The exact mechanism is largely unknown, but one plausible mechanism is through catalytic
oxidation of SO2 to H2SO4.[2]
Due to electron affinities and concentrations, O2- and O3- anions are likely
primary products of cosmic ray ionization. Such ions will quickly attract a number
of water and the attached water molecules will be important for any subsequent
reactions.[3] It is well known that solvent molecules alter both thermodynamic
and kinetic properties of most reactions, but further, the solvent water may also
disperse the charge and /or screen the O2- and O3- species from further reactions.

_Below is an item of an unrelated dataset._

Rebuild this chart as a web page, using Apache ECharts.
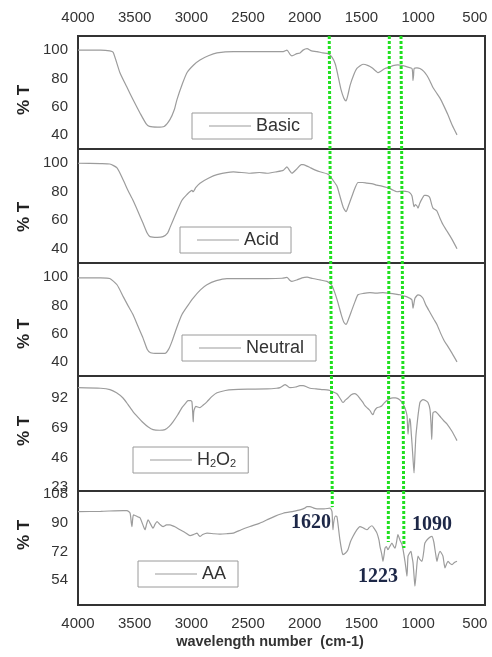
<!DOCTYPE html>
<html>
<head>
<meta charset="utf-8">
<script src="https://cdn.jsdelivr.net/npm/echarts@6/dist/echarts.min.js"></script>
<style>
  html, body { margin: 0; padding: 0; background: #fff; }
  #chart { width: 492px; height: 657px; }
</style>
</head>
<body>
<div id="chart"></div>
<script>
// FTIR transmittance spectra, one stacked panel per sample
const wavenumberTicks = [4000, 3500, 3000, 2500, 2000, 1500, 1000, 500];
const sampleNames = ['Basic', 'Acid', 'Neutral', 'H2O2', 'AA'];

const basicSpectrum = [
  [4000,100],[3800,100],[3720,99.5],[3690,98.5],[3630,84],[3570,74],[3515,65],[3450,55],[3400,48],[3370,46],
  [3300,45.5],[3240,46],[3188,51],[3150,58],[3127,65],[3080,76],[3039,84],[2980,89.5],[2924,93],[2850,96],
  [2774,98],[2630,99],[2400,99],[2250,99],[2190,99],[2157,100],[2130,97],[2113,96],[2070,97.5],[2042,98],
  [2015,100],[1980,101],[1940,99.5],[1892,99],[1840,98],[1795,97.5],[1760,95],[1730,90],[1707,82],[1680,72],
  [1655,66],[1636,64],[1620,68],[1600,75],[1570,82],[1540,87],[1486,90],[1440,89],[1407,87.5],[1370,85],
  [1354,84],[1330,85],[1292,87],[1250,88],[1222,89],[1180,89.5],[1134,89],[1090,88],[1054,87],[1048,83],
  [1045,78.5],[1040,82],[1035,87],[1010,87.5],[984,87],[950,85],[922,82],[895,78],[869,73.5],[840,70],
  [807,66],[770,60],[736,54],[700,47],[657,40]
];

const acidSpectrum = [
  [4000,100],[3800,99.8],[3720,99.5],[3656,96.7],[3600,88],[3560,81],[3515,74],[3470,66],[3427,58],[3390,51],
  [3365,48.5],[3300,48],[3250,48.5],[3210,51],[3188,55],[3140,64],[3083,74],[3040,78],[2995,81],[2985,80],
  [2960,83],[2924,86],[2850,89.5],[2774,92],[2630,94],[2483,93],[2400,93.5],[2333,93],[2250,94],[2190,95],
  [2157,97.5],[2135,95],[2113,93],[2070,96],[2030,99],[2015,99],[1980,98],[1954,97],[1900,95],[1866,94],
  [1800,92.5],[1777,91],[1750,88],[1716,84],[1690,77],[1660,69],[1636,66],[1615,70],[1583,77],[1555,83],
  [1530,86.5],[1490,86.5],[1451,86],[1400,85.5],[1363,84.6],[1320,84],[1275,83],[1230,81.5],[1186,80],[1133,80.5],
  [1089,80],[1070,79],[1054,77],[1045,73],[1036,69.5],[1025,71],[1010,70],[1001,68.5],[985,72],[966,75],
  [945,77.5],[931,77.5],[910,77],[895,75.5],[880,71],[869,68.5],[850,67.5],[834,66.5],[810,62],[781,57],
  [750,53],[719,49],[690,45],[657,40]
];

const neutralSpectrum = [
  [4000,99.5],[3800,99.5],[3720,99],[3656,94.6],[3600,86],[3560,80],[3515,73.5],[3470,65],[3427,57],[3390,49],
  [3360,46.5],[3300,46],[3233,46],[3200,49],[3171,54.5],[3130,64],[3083,73.5],[3030,80],[2986,85],[2920,91],
  [2863,94.6],[2780,97.5],[2686,99],[2500,99],[2333,99],[2200,99.2],[2157,99.8],[2135,98],[2113,97],[2070,98],
  [2024,99.5],[1980,100],[1930,99],[1866,98],[1804,97],[1777,95.5],[1760,94],[1735,89],[1707,82],[1680,74],
  [1655,68],[1636,66.5],[1615,70],[1583,77],[1555,83],[1530,87.5],[1480,88.5],[1425,89],[1370,88.7],[1310,89],
  [1250,88.5],[1200,88],[1160,87.5],[1120,86.5],[1098,86],[1072,85],[1055,84],[1048,80],[1045,78],[1040,80],
  [1028,85],[1010,87],[1001,87.5],[980,87],[957,85],[930,80],[895,75],[860,70],[834,66.5],[800,60],
  [770,55],[746,52],[700,46],[657,40]
];

const h2o2Spectrum = [
  [4000,100],[3800,99.5],[3718,98.5],[3660,96],[3603,92],[3560,87],[3515,81.5],[3470,77],[3427,73],[3380,69.5],
  [3338,67.5],[3280,67],[3233,67.5],[3195,70],[3162,73.5],[3120,79],[3083,84.5],[3050,88],[3030,90],[3005,90],
  [2995,89],[2988,80],[2984,73.5],[2978,82],[2960,85.5],[2924,84.5],[2895,86.5],[2863,89],[2820,93],[2774,96],
  [2700,97.8],[2630,98.5],[2500,98.8],[2333,99],[2250,99.5],[2218,100],[2174,102.3],[2150,101],[2130,100],[2080,100.5],
  [2042,101.5],[2015,101.5],[1980,100.5],[1954,99.5],[1900,99],[1850,98.5],[1804,98.3],[1777,97.8],[1745,96.5],[1716,95.3],
  [1690,92],[1663,88.5],[1640,90.5],[1619,92],[1590,94.5],[1557,95.3],[1535,94],[1513,91.5],[1490,89],[1469,86],
  [1445,84],[1425,82.3],[1410,80],[1398,79],[1385,82],[1363,84.5],[1340,85],[1319,86],[1300,88],[1275,90],
  [1250,91.5],[1222,92],[1200,92],[1178,91.5],[1155,90],[1134,87.5],[1115,84],[1098,78.3],[1093,70],[1089,64],
  [1083,70],[1075,76],[1068,74],[1060,64],[1054,57],[1045,45],[1036,34],[1028,48],[1020,62],[1010,71],
  [997,81],[984,88.5],[970,90],[957,90.7],[935,90],[913,88.5],[895,83],[885,70],[880,60],[876,68],
  [869,80.5],[850,81.5],[834,80.5],[800,77],[770,74],[746,72],[700,66],[657,59]
];

const aaSpectrum = [
  [4000,96.8],[3800,97],[3600,97.5],[3568,97.5],[3541,96],[3530,90],[3524,87.5],[3518,92],[3510,94.8],[3470,93.5],
  [3453,93],[3430,89],[3409,85.5],[3395,89],[3382,91.7],[3360,89],[3338,86.5],[3320,89],[3303,90.6],[3280,89],
  [3250,87.5],[3220,88.5],[3188,88.6],[3150,87.5],[3100,85.5],[3050,83.5],[3012,81.8],[2980,82.5],[2950,83.4],[2935,82],
  [2924,81.3],[2900,82.5],[2862,83.4],[2800,83],[2748,82.8],[2690,83],[2630,83.4],[2560,85.5],[2483,87.5],[2400,89.5],
  [2333,91.7],[2260,94],[2190,95.8],[2100,97],[2042,97.9],[2000,99],[1980,100],[1954,100],[1920,99],[1892,98.5],
  [1830,98.5],[1777,99],[1760,97],[1755,90],[1751,85.5],[1745,90],[1730,94],[1716,93.7],[1700,85],[1690,79.3],
  [1675,73],[1663,70],[1640,71],[1619,73],[1597,78],[1575,81.3],[1545,85],[1513,87.5],[1480,86.5],[1451,85.5],
  [1430,87],[1407,88],[1385,86],[1363,83.4],[1345,79],[1336,75],[1320,70],[1310,65.8],[1300,70],[1292,74],
  [1280,75],[1266,73],[1250,75],[1231,77.2],[1215,75],[1204,74],[1190,78],[1178,82.4],[1160,79],[1142,76.2],
  [1130,72],[1116,65.8],[1105,60],[1098,56.5],[1089,69],[1075,71],[1063,72],[1055,69],[1045,65],[1035,56],
  [1028,50.3],[1015,60],[1001,69],[985,67],[966,65.8],[950,72],[940,77.2],[910,80],[878,81.3],[862,78],
  [851,73],[840,68],[834,65.8],[820,70],[807,72],[795,71],[781,69],[770,64],[763,61.7],[750,64],
  [737,65.8],[720,64.5],[701,63.7],[680,65],[657,65.8]
];

const yTicksBasic = [40, 60, 80, 100];
const yTicksAcid = [40, 60, 80, 100];
const yTicksNeutral = [40, 60, 80, 100];
const yTicksH2O2 = [23, 46, 69, 92];
const yTicksAA = [54, 72, 90, 108];

// marked bands: text, wavenumber at top of the stack, wavenumber and height (panel units) where each guide stops
const bandLabels = ['1620', '1223', '1090'];
const bandTopWavenumber = [1784, 1254, 1151];
const bandEndWavenumber = [1757, 1263, 1125];
const bandEndLevel = [0.86, 0.554, 0.5];

const spectra = [basicSpectrum, acidSpectrum, neutralSpectrum, h2o2Spectrum, aaSpectrum];
const yTicks = [yTicksBasic, yTicksAcid, yTicksNeutral, yTicksH2O2, yTicksAA];

// panel layout
const plotLeft = 78, plotRight = 7;
const panelTop = [36, 149, 263, 376, 491];
const panelHeight = [113, 114, 113, 115, 114];
const yRange = [[30, 110], [30, 110], [30, 110], [20, 109], [38.5, 109.7]];
const legendPos = [[192, 113], [180, 227], [182, 335], [133, 447], [138, 561]];
const yTitleCenter = [100, 217, 334, 431, 535];
const xMin = 410, xMax = 4000;

const chart = echarts.init(document.getElementById('chart'), null, { renderer: 'canvas' });

const grids = [], xAxes = [], yAxes = [], series = [], legends = [], graphics = [];
const labelFont = { fontFamily: 'Liberation Sans, Arial, sans-serif', fontSize: 15, color: '#333' };
const plain = v => String(v);

sampleNames.forEach((name, i) => {
  grids.push({
    left: plotLeft, right: plotRight, top: panelTop[i], height: panelHeight[i],
    show: true, borderColor: '#333', borderWidth: 2, backgroundColor: 'transparent'
  });
  const showX = i === 0 || i === sampleNames.length - 1;
  xAxes.push({
    type: 'value', gridIndex: i, inverse: true, min: xMin, max: xMax,
    position: i === 0 ? 'top' : 'bottom',
    axisLine: { show: false }, axisTick: { show: false }, splitLine: { show: false },
    axisLabel: Object.assign({ show: showX, margin: 11, customValues: wavenumberTicks, formatter: plain }, labelFont)
  });
  yAxes.push({
    type: 'value', gridIndex: i, min: yRange[i][0], max: yRange[i][1],
    axisLine: { show: false }, axisTick: { show: false }, splitLine: { show: false },
    axisLabel: Object.assign({ margin: 10, customValues: yTicks[i], formatter: plain }, labelFont)
  });
  series.push({
    name: name, type: 'line', xAxisIndex: i, yAxisIndex: i,
    data: spectra[i], symbol: 'none', smooth: 0.2,
    lineStyle: { color: '#9c9c9c', width: 1.2 }, itemStyle: { color: '#9c9c9c' },
    z: 2
  });
  legends.push({
    data: [name], left: legendPos[i][0], top: legendPos[i][1],
    selectedMode: false, borderColor: '#9a9a9a', borderWidth: 1, borderRadius: 0,
    padding: [4, 12, 4, 17], itemWidth: 42, itemHeight: 1.2, icon: 'rect',
    itemStyle: { color: '#9c9c9c' },
    formatter: n => n === 'H2O2' ? '{n|H}{s|2}{n|O}{s|2}' : n,
    textStyle: {
      fontFamily: 'Liberation Sans, Arial, sans-serif', fontSize: 18, color: '#333',
      rich: {
        n: { fontFamily: 'Liberation Sans, Arial, sans-serif', fontSize: 18, color: '#333' },
        s: { fontFamily: 'Liberation Sans, Arial, sans-serif', fontSize: 11, color: '#333', verticalAlign: 'bottom', padding: [6, 0, 0, 0] }
      }
    }
  });
  graphics.push({
    type: 'text', x: 24, y: yTitleCenter[i], rotation: Math.PI / 2,
    style: {
      text: '% T', fontFamily: 'Liberation Sans, Arial, sans-serif', fontWeight: 'bold',
      fontSize: 17, fill: '#222', align: 'center', verticalAlign: 'middle'
    }
  });
});

// overlay spanning all five panels for the band guides (0 = bottom of last panel, 5 = top of first)
const overlay = sampleNames.length;
grids.push({ left: plotLeft, right: plotRight, top: panelTop[0], bottom: 657 - 605, show: false });
xAxes.push({ type: 'value', gridIndex: overlay, inverse: true, min: xMin, max: xMax, show: false });
yAxes.push({ type: 'value', gridIndex: overlay, min: 0, max: 5, show: false });

bandLabels.forEach((label, k) => {
  series.push({
    name: 'band ' + label, type: 'line', xAxisIndex: overlay, yAxisIndex: overlay,
    data: [[bandTopWavenumber[k], 5], [bandEndWavenumber[k], bandEndLevel[k]]],
    symbol: 'none', silent: true, z: 5,
    lineStyle: { color: '#1fe01f', width: 3, type: [3, 2], cap: 'butt' }
  });
});

// band annotations
const bandLabelPos = [[311, 523], [378, 577], [432, 525]];
bandLabels.forEach((label, k) => {
  graphics.push({
    type: 'text', x: bandLabelPos[k][0], y: bandLabelPos[k][1], z: 10,
    style: {
      text: label, fontFamily: 'Liberation Serif, Times New Roman, serif', fontWeight: 'bold',
      fontSize: 20, fill: '#1d2747', align: 'center', verticalAlign: 'middle',
      textShadowColor: 'rgba(230,130,40,0.85)', textShadowOffsetX: -1, textShadowOffsetY: 0, textShadowBlur: 0
    }
  });
});

// x-axis title
graphics.push({
  type: 'text', x: 270, y: 642,
  style: {
    text: 'wavelength number  (cm-1)', fontFamily: 'Liberation Sans, Arial, sans-serif',
    fontWeight: 'bold', fontSize: 14.5, fill: '#333', align: 'center', verticalAlign: 'middle'
  }
});

chart.setOption({
  animation: false,
  backgroundColor: '#fff',
  grid: grids,
  xAxis: xAxes,
  yAxis: yAxes,
  legend: legends,
  series: series,
  graphic: graphics
});
</script>
</body>
</html>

Despite several previous studies, the exact sizes and structures of the most important
O2-(H2O)n and O3-(H2O)n clusters remain uncertain.[4] This information is crucial for
studying all subsequent reactions in the proposed catalytic oxidation of SO2 to
H2SO4.[1,2]
We present an ab initio study of gaseous clusters of O2- and O3- with water. We have
included up to 12 water, constituting the first and second solvation shells. We have
determined the thermodynamics of cluster growth in excellent agreement with existing
experimental data.[3] We find that anionic O2-(H2O)n and O3-(H2O)n clusters are
thermally stabilized at typical atmospheric conditions for at least n = 8. This is considerably
larger than previous assumptions of n = 4 - 5.[4]
The first 4 water molecules are strongly bound to the anion due to delocalization of the
excess charge while stabilization of more than 4 H2O is due to normal hydrogen bonding.
Although clustering up to 12 H2O, we find that the O2 and O3 anions retain at least ca. 80%
of the charge. Further, the O2- and O3- species are located near at the surface of the
cluster and are thus accessible for further reactions in the catalytic H2SO4 oxidation
cycle.
[1] Enghoff et al., Atmos. Chem. Phys., 8, 4911–4923, 2008.
[2] Svensmark et al., Proc. R. Soc. A, 463, 385-396, 2007.
[3] Fehsenfeld and Ferguson, J. Chem. Phys., 61, 8, 1974.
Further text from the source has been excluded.